I had certainly been living a life in my head, retreating more and more into the lives of books, fictions, histories I have never lived, less and less in contact with or seeing people, as though I were prematurely preparing for a departure. We never know when we will go (literally or figuratively), and while some reach out and expand into the life that surrounds them, I found solace or comfort in retreating into what was left of my life, without remorse or regret. Again, this is not about literal death, but the leaving behind a form or way of life… or a moulting of skin.

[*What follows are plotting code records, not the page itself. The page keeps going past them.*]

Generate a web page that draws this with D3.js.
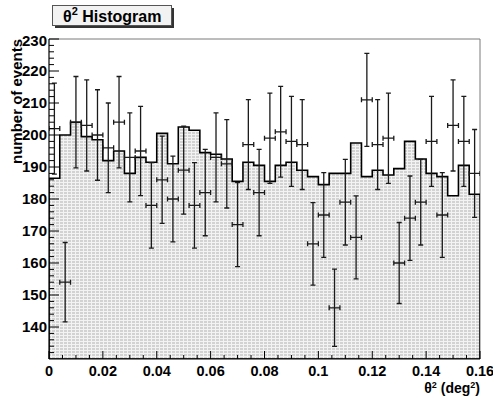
<!DOCTYPE html>
<html>
<head>
<meta charset="utf-8">
<script src="https://cdn.jsdelivr.net/npm/d3@7"></script>
<style>
  body { margin: 0; background: #fff; }
  text { font-family: "Liberation Sans", Arial, Helvetica, sans-serif; font-weight: bold; }
</style>
</head>
<body>
<div id="chart"></div>
<script>
// histogram binning: 40 bins over theta^2 = [0, 0.16]
const binCount = 40;
const xRange = [0, 0.16];
const yRange = [130, 230];

// simulated / background histogram (filled)
const histValues = [
  186.5, 200, 204, 199.5, 198.5, 192, 195, 188, 193, 191.5,
  200.5, 191, 202.5, 201.5, 194.5, 194, 192.5, 185.5, 191.5, 190.5,
  185.5, 190.5, 191.5, 189, 187, 184.5, 188, 188, 197.5, 187,
  189, 187.5, 189.5, 198, 192.5, 188, 187, 181, 190.5, 181.5
];

// measured events (points with sqrt(N) errors)
const dataValues = [
  202, 154, 204, 203, 200, 196, 204, 193, 195, 178,
  186, 180, 189, 178, 182, 193, 191, 172, 197, 182,
  199, 201, 198, 197, 166, 175, 146, 179, 168, 211,
  197, 199, 160, 174, 179, 198, 175, 203, 198, 188
];

const xTickValues = [0, 0.02, 0.04, 0.06, 0.08, 0.1, 0.12, 0.14, 0.16];
const xTickLabels = ["0", "0.02", "0.04", "0.06", "0.08", "0.1", "0.12", "0.14", "0.16"];
const yTickValues = [140, 150, 160, 170, 180, 190, 200, 210, 220, 230];

const width = 493, height = 398;
const fLeft = 49, fRight = 480, fTop = 39, fBottom = 359;

const x = d3.scaleLinear().domain(xRange).range([fLeft, fRight]);
const y = d3.scaleLinear().domain(yRange).range([fBottom, fTop]);
const binWidth = (xRange[1] - xRange[0]) / binCount;

const svg = d3.select("#chart").append("svg")
    .attr("width", width)
    .attr("height", height);

svg.append("rect").attr("width", width).attr("height", height).attr("fill", "#fff");

const defs = svg.append("defs");
const pat = defs.append("pattern")
    .attr("id", "dots")
    .attr("patternUnits", "userSpaceOnUse")
    .attr("width", 4).attr("height", 3);
pat.append("rect").attr("width", 4).attr("height", 3).attr("fill", "#f3f3f3");
pat.append("rect").attr("width", 3).attr("height", 2).attr("fill", "#d2d2d2");

defs.append("clipPath").attr("id", "frame")
  .append("rect")
    .attr("x", fLeft).attr("y", fTop)
    .attr("width", fRight - fLeft).attr("height", fBottom - fTop);

// frame (top / right)
svg.append("path")
    .attr("d", `M${fLeft},${fTop}H${fRight}V${fBottom}`)
    .attr("fill", "none")
    .attr("stroke", "#7a7a7a")
    .attr("stroke-width", 1);

const plot = svg.append("g").attr("clip-path", "url(#frame)");

// histogram shape
const hp = d3.path();
hp.moveTo(x(xRange[0]), y(yRange[0]));
histValues.forEach((v, i) => {
  const lo = xRange[0] + i * binWidth;
  hp.lineTo(x(lo), y(v));
  hp.lineTo(x(lo + binWidth), y(v));
});
hp.lineTo(x(xRange[1]), y(yRange[0]));
hp.closePath();

plot.append("path")
    .attr("d", hp.toString())
    .attr("fill", "url(#dots)")
    .attr("stroke", "#000")
    .attr("stroke-width", 1.6)
    .attr("stroke-linejoin", "miter");

// error bars
const eb = plot.append("g")
    .attr("stroke", "#1a1a1a")
    .attr("stroke-width", 1.3)
    .attr("fill", "none");

dataValues.forEach((v, i) => {
  const lo = xRange[0] + i * binWidth;
  const cx = x(lo + binWidth / 2);
  const e = Math.sqrt(v);
  const yTop = y(v + e), yBot = y(v - e), cy = y(v);
  const x0 = x(lo), x1 = x(lo + binWidth);
  eb.append("path").attr("d",
    `M${cx},${yTop}V${yBot}` +
    `M${cx - 2.5},${yTop}H${cx + 2.5}` +
    `M${cx - 2.5},${yBot}H${cx + 2.5}` +
    `M${x0},${cy}H${x1}` +
    `M${x0},${cy - 2.5}V${cy + 2.5}` +
    `M${x1},${cy - 2.5}V${cy + 2.5}`);
});

// y axis
const yAxis = svg.append("g");
yAxis.append("line")
    .attr("x1", fLeft).attr("x2", fLeft)
    .attr("y1", fTop).attr("y2", fBottom)
    .attr("stroke", "#000").attr("stroke-width", 1.2);
d3.range(132, 231, 2).forEach(t => {
  const major = t % 10 === 0;
  yAxis.append("line")
      .attr("x1", fLeft).attr("x2", fLeft + (major ? 10 : 5))
      .attr("y1", y(t)).attr("y2", y(t))
      .attr("stroke", "#000").attr("stroke-width", 1);
});
yAxis.selectAll("text.ylab")
  .data(yTickValues)
  .join("text")
    .attr("class", "ylab")
    .attr("x", fLeft - 2)
    .attr("y", d => y(d) + (d === 230 ? 2 : 0))
    .attr("dy", "0.36em")
    .attr("text-anchor", "end")
    .attr("font-size", 15)
    .text(d => d);

// x axis
const xAxis = svg.append("g");
xAxis.append("line")
    .attr("x1", fLeft).attr("x2", fRight)
    .attr("y1", fBottom).attr("y2", fBottom)
    .attr("stroke", "#000").attr("stroke-width", 1.2);
d3.range(0, 33).forEach(k => {
  const t = k * 0.005;
  const major = k % 4 === 0;
  xAxis.append("line")
      .attr("x1", x(t)).attr("x2", x(t))
      .attr("y1", fBottom).attr("y2", fBottom - (major ? 8 : 4))
      .attr("stroke", "#000").attr("stroke-width", 1);
});
xAxis.selectAll("text.xlab")
  .data(xTickValues)
  .join("text")
    .attr("class", "xlab")
    .attr("x", d => x(d))
    .attr("y", fBottom + 17)
    .attr("text-anchor", "middle")
    .attr("font-size", 14.5)
    .text((d, i) => xTickLabels[i]);

// axis titles
const xt = svg.append("text")
    .attr("x", fRight)
    .attr("y", 393)
    .attr("text-anchor", "end")
    .attr("font-size", 14);
xt.append("tspan").text("θ");
xt.append("tspan").attr("dy", -5).attr("font-size", 9).text("2");
xt.append("tspan").attr("dy", 5).text(" (deg");
xt.append("tspan").attr("dy", -5).attr("font-size", 9).text("2");
xt.append("tspan").attr("dy", 5).text(")");

svg.append("text")
    .attr("transform", `translate(22,${fTop}) rotate(-90)`)
    .attr("text-anchor", "end")
    .attr("font-size", 15)
    .text("number of events");

// title box
svg.append("rect")
    .attr("x", 55).attr("y", 8).attr("width", 119).attr("height", 20)
    .attr("fill", "#333");
svg.append("rect")
    .attr("x", 52.5).attr("y", 5.5).attr("width", 119).attr("height", 20)
    .attr("fill", "#f2f2f2")
    .attr("stroke", "#555").attr("stroke-width", 1);
const tt = svg.append("text")
    .attr("x", 63)
    .attr("y", 22)
    .attr("font-size", 16);
tt.append("tspan").text("θ");
tt.append("tspan").attr("dy", -7).attr("font-size", 11).text("2");
tt.append("tspan").attr("dy", 7).text(" Histogram");
</script>
</body>
</html>
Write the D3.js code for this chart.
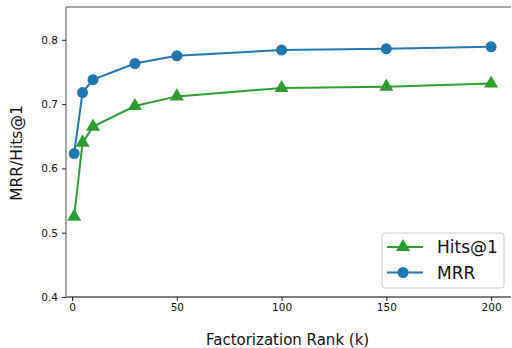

I wonder now, as I prepare for a next, but undefined, step, if the starkest change could be the will to exert real effort. The truth is… I don’t try very hard. At anything. I never have. I sometimes feel guilty about this, wondering what I could do – or could have done – had I truly applied myself. But nothing has seemed interesting enough to press myself that deeply into it. I have always felt it to be too much like pressing one’s own flesh through a sieve. One’s own essence and pulp taken away, leaving only the juice – the minimalist nectar of a diminished selfhood. This self I have hidden and selfishly guarded, wanting to be “an anonymous presence against an even more anonymous background”. I never wanted or needed to be the best – at anything – I just wanted more. To see more, do more, learn more.

With all of this in mind, I wondered if I had ever felt determination, a no-nonsense tour-de-force of self raging through me, wanting to win or compete, to fire people from my life rather than coddling, enabling and understanding them, to get things done aggressively, as though knocking down physical obstacles in my path, to punch in the face the presumptuous, disobedient and manipulative tricksters, hucksters, fuckers and just plain pathetic shitheads who pop up to block the way? The idea of all of it is violent … and a far cry from the woman I have always been, and the person I have been particularly for the last half year or more: retiring, cerebral, and above all, patient.

Suddenly I realize: There is very little I can do with violence, and there is nothing I can do without patience; patience is valuable, and I will have endless patience, never able to deny compassion, wherever my next incarnation leads.